Настоящее «возвращение» к деревенской родине произошло именно в то время, когда Николай Рубцов входил в большую литературу (это совпадение, конечно, не было случайным). В силу этого создалось представление, что поэт так и начался с «сельской» темы. На самом же деле шести (всего лишь!) годам собственно литературной деятельности Николая Рубцова предшествовало не меньшее количество лет активной работы над стихами, которые почти совершенно не были связаны с деревней[18].

Суть дела можно вкратце выразить так: деревня стала необходимой Николаю Рубцову не сама по себе, не как поэтическая тема, но как своего рода «точка отсчета», как своеобразная мера всего, как исток всей жизни родины.
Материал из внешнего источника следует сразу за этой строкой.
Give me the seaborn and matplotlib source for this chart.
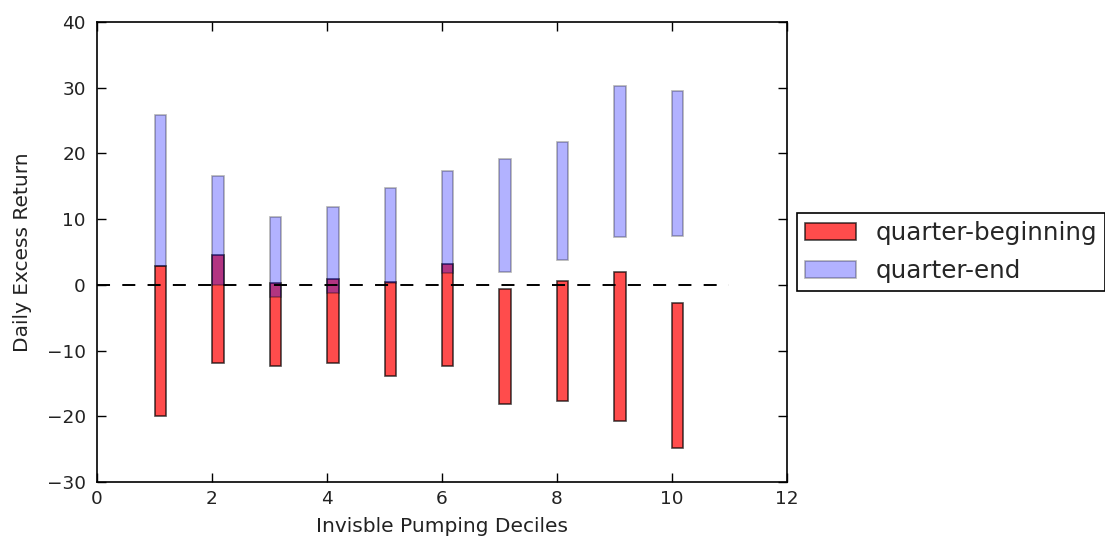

Это рельефно выразилось в ряде его стихотворных концовок, словно обнажающих внутренний смысл обращения поэта к сельскому бытию.

Стихи «Острова свои обогреваем…» заканчиваются так:

…Мать России целой – деревушка,
Может быть, вот этот уголок…

Или стихотворение «Ферапонтово»:

…И казалась мне эта деревня
Чем-то самым святым на земле…

Или, наконец, стихи «Давай, Земля, немножко отдохнем…»:

…Вокруг любви моей
Непобедимой
К моим лугам,
Где травы я косил,
Вся жизнь моя
Вращается незримо,
Как ты, Земля,
Вокруг своей оси…

Да, родная деревня и любовь к ней были для зрелого творчества Рубцова именно своего рода «осью». Но он никогда не терял из виду весь круг жизни своего народа и всю Землю, хотя из самой отдаленной ее точки снова и снова возвращался к «оси».
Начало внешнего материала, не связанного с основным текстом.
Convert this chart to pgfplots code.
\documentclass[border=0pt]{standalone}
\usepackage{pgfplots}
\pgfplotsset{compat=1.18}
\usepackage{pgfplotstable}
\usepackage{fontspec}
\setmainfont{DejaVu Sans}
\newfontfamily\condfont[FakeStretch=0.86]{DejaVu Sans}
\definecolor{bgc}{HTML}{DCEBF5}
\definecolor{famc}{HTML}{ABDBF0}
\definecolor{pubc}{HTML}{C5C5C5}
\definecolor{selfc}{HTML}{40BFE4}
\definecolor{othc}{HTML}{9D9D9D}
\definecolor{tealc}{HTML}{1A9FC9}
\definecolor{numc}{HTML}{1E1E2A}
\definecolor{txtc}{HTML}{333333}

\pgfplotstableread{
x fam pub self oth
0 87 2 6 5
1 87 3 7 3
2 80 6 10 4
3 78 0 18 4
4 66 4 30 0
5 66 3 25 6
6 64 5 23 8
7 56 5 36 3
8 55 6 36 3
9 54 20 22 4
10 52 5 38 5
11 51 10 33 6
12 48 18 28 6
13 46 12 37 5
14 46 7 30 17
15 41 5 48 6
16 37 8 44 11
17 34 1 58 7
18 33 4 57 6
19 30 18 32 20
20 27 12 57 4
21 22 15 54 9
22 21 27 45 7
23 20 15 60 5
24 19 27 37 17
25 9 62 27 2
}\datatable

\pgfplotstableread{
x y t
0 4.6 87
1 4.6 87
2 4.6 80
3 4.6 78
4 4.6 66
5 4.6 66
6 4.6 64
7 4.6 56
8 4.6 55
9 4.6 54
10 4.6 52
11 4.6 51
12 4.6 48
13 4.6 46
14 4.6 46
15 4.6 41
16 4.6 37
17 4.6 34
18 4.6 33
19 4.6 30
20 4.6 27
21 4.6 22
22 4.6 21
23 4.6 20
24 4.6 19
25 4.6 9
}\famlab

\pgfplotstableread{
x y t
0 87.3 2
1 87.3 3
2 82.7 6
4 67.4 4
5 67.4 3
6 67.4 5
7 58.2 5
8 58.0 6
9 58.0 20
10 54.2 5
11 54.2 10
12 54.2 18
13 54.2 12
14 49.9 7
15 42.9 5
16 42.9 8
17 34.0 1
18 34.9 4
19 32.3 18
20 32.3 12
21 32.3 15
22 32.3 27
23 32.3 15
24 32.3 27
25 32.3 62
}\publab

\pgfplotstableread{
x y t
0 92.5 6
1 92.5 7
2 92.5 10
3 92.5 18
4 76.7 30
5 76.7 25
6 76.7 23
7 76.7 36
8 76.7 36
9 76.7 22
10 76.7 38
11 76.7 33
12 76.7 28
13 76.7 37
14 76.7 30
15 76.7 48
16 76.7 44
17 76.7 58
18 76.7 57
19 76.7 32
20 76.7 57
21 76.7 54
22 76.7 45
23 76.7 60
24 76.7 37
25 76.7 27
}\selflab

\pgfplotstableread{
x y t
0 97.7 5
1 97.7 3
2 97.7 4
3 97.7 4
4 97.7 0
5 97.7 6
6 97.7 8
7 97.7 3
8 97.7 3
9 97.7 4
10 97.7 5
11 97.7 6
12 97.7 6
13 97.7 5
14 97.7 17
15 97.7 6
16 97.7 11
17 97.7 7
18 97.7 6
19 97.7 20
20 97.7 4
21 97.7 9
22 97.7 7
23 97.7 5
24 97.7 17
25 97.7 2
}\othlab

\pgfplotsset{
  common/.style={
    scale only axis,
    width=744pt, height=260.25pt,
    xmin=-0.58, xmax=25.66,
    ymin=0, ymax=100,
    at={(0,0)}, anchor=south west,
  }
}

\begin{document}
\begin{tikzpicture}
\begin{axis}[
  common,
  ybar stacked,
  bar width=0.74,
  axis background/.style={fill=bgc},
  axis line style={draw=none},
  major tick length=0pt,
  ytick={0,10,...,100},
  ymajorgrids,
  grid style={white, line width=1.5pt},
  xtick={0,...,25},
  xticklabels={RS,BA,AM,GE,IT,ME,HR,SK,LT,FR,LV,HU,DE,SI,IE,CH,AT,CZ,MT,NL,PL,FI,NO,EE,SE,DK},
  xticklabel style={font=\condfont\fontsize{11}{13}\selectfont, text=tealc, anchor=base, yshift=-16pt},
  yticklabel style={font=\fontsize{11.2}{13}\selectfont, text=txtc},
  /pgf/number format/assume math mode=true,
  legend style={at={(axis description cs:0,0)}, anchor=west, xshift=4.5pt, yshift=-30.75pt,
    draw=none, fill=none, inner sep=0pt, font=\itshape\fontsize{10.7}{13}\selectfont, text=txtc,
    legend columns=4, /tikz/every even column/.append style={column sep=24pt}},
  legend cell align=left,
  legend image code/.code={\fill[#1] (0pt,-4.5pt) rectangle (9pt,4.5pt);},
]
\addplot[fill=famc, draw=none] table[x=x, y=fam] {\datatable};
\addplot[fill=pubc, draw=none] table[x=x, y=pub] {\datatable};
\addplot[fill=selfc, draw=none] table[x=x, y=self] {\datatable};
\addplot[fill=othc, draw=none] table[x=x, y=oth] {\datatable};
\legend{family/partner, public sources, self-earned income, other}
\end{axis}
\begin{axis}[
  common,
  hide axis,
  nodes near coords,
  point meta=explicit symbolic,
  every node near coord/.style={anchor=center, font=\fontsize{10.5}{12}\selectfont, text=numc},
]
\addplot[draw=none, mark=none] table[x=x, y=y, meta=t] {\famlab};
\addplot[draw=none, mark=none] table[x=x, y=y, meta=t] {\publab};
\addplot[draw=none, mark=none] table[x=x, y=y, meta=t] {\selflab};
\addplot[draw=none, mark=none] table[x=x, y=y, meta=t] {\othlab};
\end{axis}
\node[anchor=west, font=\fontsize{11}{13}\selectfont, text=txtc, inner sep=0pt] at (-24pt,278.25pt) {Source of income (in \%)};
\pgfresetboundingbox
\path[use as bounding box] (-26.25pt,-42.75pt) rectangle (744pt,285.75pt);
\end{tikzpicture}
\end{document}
У Николая Рубцова есть совершенно открытое, прямое (и потому не очень-то удачное в поэтическом смысле) объяснение того, почему его стихи обращены к деревне:

В деревне виднее природа и люди.
Конечно, за всех говорить не берусь!
Виднее над полем при звездном салюте,
На чем поднималась великая Русь.

Но едва ли сколько-нибудь оправданно представление о Николае Рубцове как «изобразителе» или «певце» деревни и природы. Суть его творчества глубже и сложнее.

Анатолий Ланщиков в статье «Поэт и природа (памяти Николая Рубцова)» совершенно верно заметил: «Пейзаж как таковой почти отсутствует в его стихах… У Николая Рубцова… то единство с природой, когда природа дает самочувствие вечной жизни, определяя нравственную меру вещей и явлений»[19].
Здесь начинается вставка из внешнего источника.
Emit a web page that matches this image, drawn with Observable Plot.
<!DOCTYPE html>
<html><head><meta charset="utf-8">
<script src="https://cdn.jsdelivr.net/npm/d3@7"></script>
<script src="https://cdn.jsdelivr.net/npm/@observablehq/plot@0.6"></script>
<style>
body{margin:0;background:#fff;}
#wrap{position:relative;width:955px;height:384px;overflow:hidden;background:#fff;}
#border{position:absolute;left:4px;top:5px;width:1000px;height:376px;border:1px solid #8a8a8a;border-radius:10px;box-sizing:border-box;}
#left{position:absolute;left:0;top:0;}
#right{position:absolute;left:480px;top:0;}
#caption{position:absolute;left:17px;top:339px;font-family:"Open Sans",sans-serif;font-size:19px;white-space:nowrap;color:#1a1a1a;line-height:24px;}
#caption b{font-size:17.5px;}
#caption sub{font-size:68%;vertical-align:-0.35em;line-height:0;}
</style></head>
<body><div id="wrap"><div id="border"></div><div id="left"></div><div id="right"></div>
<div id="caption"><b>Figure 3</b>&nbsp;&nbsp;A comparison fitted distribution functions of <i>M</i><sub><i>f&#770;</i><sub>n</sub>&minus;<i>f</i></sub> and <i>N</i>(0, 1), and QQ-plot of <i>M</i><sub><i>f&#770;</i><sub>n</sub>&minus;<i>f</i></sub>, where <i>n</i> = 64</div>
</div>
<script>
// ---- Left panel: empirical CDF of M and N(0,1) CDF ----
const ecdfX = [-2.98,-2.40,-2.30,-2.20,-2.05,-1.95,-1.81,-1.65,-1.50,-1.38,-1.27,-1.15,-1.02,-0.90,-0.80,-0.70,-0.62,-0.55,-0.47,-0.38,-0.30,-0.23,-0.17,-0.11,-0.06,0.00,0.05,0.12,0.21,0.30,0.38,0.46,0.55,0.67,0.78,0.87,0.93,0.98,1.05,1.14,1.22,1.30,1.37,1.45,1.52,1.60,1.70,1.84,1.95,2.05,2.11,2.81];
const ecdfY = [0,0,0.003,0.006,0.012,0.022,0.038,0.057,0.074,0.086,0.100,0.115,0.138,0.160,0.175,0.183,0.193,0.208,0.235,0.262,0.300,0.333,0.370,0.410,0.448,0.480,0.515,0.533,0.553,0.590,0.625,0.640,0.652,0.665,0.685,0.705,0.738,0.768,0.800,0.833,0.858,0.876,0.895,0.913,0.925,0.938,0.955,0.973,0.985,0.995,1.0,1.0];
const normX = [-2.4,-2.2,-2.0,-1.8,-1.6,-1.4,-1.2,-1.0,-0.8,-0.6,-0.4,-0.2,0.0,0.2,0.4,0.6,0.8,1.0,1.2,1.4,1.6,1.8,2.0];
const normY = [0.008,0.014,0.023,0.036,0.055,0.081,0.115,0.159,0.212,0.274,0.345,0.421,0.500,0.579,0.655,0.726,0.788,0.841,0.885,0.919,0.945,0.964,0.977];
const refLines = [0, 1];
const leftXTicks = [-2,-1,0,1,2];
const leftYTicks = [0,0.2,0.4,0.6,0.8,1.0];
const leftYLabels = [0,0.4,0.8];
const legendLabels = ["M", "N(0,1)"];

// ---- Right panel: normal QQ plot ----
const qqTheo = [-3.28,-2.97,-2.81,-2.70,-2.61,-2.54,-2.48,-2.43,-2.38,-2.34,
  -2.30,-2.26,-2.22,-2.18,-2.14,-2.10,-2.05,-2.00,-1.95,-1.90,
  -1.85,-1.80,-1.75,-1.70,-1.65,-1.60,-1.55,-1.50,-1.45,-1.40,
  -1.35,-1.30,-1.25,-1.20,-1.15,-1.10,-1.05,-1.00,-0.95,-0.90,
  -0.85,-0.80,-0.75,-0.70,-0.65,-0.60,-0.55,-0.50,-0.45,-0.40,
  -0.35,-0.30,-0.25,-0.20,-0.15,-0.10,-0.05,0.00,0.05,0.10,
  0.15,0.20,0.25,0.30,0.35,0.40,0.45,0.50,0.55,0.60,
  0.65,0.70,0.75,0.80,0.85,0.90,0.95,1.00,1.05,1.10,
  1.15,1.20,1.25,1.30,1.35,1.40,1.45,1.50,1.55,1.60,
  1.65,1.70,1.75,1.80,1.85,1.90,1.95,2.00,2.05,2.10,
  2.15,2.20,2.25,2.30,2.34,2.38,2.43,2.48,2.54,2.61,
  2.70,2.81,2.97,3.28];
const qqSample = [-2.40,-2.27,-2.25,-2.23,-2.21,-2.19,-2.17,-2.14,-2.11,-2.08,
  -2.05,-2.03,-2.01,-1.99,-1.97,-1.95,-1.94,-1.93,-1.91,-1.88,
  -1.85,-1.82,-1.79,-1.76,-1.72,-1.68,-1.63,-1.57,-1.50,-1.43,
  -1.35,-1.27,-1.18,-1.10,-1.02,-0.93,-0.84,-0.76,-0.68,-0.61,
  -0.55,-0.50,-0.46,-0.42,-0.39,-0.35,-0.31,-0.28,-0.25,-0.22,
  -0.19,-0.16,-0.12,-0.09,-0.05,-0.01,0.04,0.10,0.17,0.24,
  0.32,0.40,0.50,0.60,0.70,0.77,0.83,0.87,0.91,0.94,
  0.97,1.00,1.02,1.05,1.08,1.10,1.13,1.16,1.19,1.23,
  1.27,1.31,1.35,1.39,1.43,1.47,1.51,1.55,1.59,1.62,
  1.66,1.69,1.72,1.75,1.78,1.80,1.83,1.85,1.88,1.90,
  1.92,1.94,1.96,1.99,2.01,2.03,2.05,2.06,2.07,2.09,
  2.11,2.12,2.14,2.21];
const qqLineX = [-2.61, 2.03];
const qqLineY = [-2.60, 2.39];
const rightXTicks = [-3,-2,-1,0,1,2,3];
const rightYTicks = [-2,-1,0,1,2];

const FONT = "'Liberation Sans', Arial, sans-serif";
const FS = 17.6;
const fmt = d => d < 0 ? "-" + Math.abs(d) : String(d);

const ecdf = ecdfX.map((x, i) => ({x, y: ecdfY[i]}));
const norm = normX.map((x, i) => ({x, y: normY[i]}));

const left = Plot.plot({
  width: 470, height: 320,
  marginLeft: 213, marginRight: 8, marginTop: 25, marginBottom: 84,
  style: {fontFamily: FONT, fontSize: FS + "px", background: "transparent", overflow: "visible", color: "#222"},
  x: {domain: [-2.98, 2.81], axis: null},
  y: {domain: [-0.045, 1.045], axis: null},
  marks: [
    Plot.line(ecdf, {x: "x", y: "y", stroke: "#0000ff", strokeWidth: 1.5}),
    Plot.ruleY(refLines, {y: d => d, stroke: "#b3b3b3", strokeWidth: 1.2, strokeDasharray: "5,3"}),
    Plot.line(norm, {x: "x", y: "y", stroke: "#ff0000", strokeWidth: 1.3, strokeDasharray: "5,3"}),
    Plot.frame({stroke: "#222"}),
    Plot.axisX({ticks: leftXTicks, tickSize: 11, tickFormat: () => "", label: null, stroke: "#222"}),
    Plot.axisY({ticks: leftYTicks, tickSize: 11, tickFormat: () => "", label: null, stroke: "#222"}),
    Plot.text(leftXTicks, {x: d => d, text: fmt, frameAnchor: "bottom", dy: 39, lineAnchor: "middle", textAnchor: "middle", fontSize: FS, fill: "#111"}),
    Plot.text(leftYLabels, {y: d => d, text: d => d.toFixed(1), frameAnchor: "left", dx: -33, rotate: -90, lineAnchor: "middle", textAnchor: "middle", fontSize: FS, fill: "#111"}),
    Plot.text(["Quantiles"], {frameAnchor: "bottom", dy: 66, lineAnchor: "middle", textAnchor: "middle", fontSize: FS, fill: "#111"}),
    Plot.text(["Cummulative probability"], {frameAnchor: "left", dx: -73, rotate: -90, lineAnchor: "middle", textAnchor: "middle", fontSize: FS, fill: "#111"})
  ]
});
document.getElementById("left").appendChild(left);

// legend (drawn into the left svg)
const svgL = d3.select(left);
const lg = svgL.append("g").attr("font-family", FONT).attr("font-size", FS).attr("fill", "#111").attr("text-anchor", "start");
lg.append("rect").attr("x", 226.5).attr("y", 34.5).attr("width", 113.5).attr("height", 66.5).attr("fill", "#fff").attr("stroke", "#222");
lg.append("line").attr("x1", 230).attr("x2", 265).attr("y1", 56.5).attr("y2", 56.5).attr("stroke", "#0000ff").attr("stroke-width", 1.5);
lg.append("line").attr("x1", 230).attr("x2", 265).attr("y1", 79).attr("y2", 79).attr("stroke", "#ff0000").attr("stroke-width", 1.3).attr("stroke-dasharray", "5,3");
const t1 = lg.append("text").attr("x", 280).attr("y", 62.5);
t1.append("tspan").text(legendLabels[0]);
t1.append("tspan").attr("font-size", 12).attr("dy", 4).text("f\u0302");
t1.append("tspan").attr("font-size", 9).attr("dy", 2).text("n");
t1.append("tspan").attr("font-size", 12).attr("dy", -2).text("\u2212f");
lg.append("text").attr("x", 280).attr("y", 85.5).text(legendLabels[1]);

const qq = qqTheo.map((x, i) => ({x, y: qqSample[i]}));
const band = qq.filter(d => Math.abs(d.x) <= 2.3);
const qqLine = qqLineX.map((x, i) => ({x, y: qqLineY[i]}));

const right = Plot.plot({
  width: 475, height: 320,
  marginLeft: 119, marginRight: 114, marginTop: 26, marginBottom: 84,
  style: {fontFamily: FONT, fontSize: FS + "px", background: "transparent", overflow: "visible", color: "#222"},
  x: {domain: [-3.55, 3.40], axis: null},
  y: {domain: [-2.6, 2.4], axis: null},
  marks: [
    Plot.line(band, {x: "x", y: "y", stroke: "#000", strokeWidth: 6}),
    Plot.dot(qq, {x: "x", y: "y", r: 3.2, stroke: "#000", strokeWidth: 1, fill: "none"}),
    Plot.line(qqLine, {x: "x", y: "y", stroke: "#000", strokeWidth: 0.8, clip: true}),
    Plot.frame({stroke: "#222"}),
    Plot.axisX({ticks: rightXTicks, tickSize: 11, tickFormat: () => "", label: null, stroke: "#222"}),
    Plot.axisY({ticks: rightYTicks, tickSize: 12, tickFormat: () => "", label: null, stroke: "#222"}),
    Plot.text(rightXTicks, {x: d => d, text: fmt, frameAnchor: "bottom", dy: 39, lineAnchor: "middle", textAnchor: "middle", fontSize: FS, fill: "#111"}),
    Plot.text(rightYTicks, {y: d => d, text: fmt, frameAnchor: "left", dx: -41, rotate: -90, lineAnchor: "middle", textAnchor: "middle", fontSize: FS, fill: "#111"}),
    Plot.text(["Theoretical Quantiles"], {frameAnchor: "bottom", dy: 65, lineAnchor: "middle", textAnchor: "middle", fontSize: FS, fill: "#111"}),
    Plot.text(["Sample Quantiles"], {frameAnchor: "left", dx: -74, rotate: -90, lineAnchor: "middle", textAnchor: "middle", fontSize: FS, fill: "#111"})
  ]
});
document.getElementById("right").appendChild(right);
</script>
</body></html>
На первый взгляд слова эти звучат странно: ведь в большинстве стихотворений поэта речь идет о деревне и о природе – как же это у него почти нет пейзажа?! Во многих критических статьях Николай Рубцов предстает как раз в качестве замечательного мастера деревенского пейзажа, особенно северного. И все же критик прав. Природа у поэта почти не выступает как объект изображения. Его стихи воплощают органическое, хотя и противоречивое единство человека и природы, которые как бы непрерывно переходят друг в друга (между тем пейзаж в собственном смысле подразумевает известную отчужденность, отделенность от природы).

Дело идет вовсе не о так называемом антропоморфизме, то есть об одухотворении, очеловечивании явлений природы, которое сложилось в древнейшем, даже первобытном фольклоре, а позднее нередко выступало как образная основа поэзии (например, у Кольцова и Некрасова). Для творчества Николая Рубцова этот путь не очень характерен. Если уж на то пошло, поэт более склонен к утверждению природной основы человека, нежели к очеловечиванию природы. Анатолий Ланщиков говорит в уже упомянутой статье:

«…если мы считаем природу источником и причиной нашей физической жизни, то есть ли у нас основания искать источники и причину нашей духовной жизни непременно за пределами той же самой природы?»[20]

Это именно то новое, современное осознание проблемы «человек и природа», которое глубоко и ярко выразилось в поэзии Николая Рубцова.

Как это на первый взгляд ни странно, в очеловечивании природы выражается заведомая отделенность от нее, чуждость ей – та чуждость, которая свойственна ранним стадиям человеческого развития, как раз и породившим антропоморфические образы природы. Когда людям приходилось повседневно бороться не на жизнь, а на смерть с природными явлениями и стихиями, они стремились хотя бы в сознании преодолеть их чуждость и враждебность, наделив их своими, человеческими чертами. Это очеловечивание природных сил в той или иной форме выступает в развитии поэзии вплоть до XX века.

Но в нашем столетии совершился настоящий переворот в практическом и, соответственно, духовном отношении человека к природе. Небывалая власть над ее силами привела, в частности, к тому, что на первом плане стоит теперь не задача борьбы с этими силами, а задача защиты природы от разрушительного действия грандиозно выросших человеческих сил.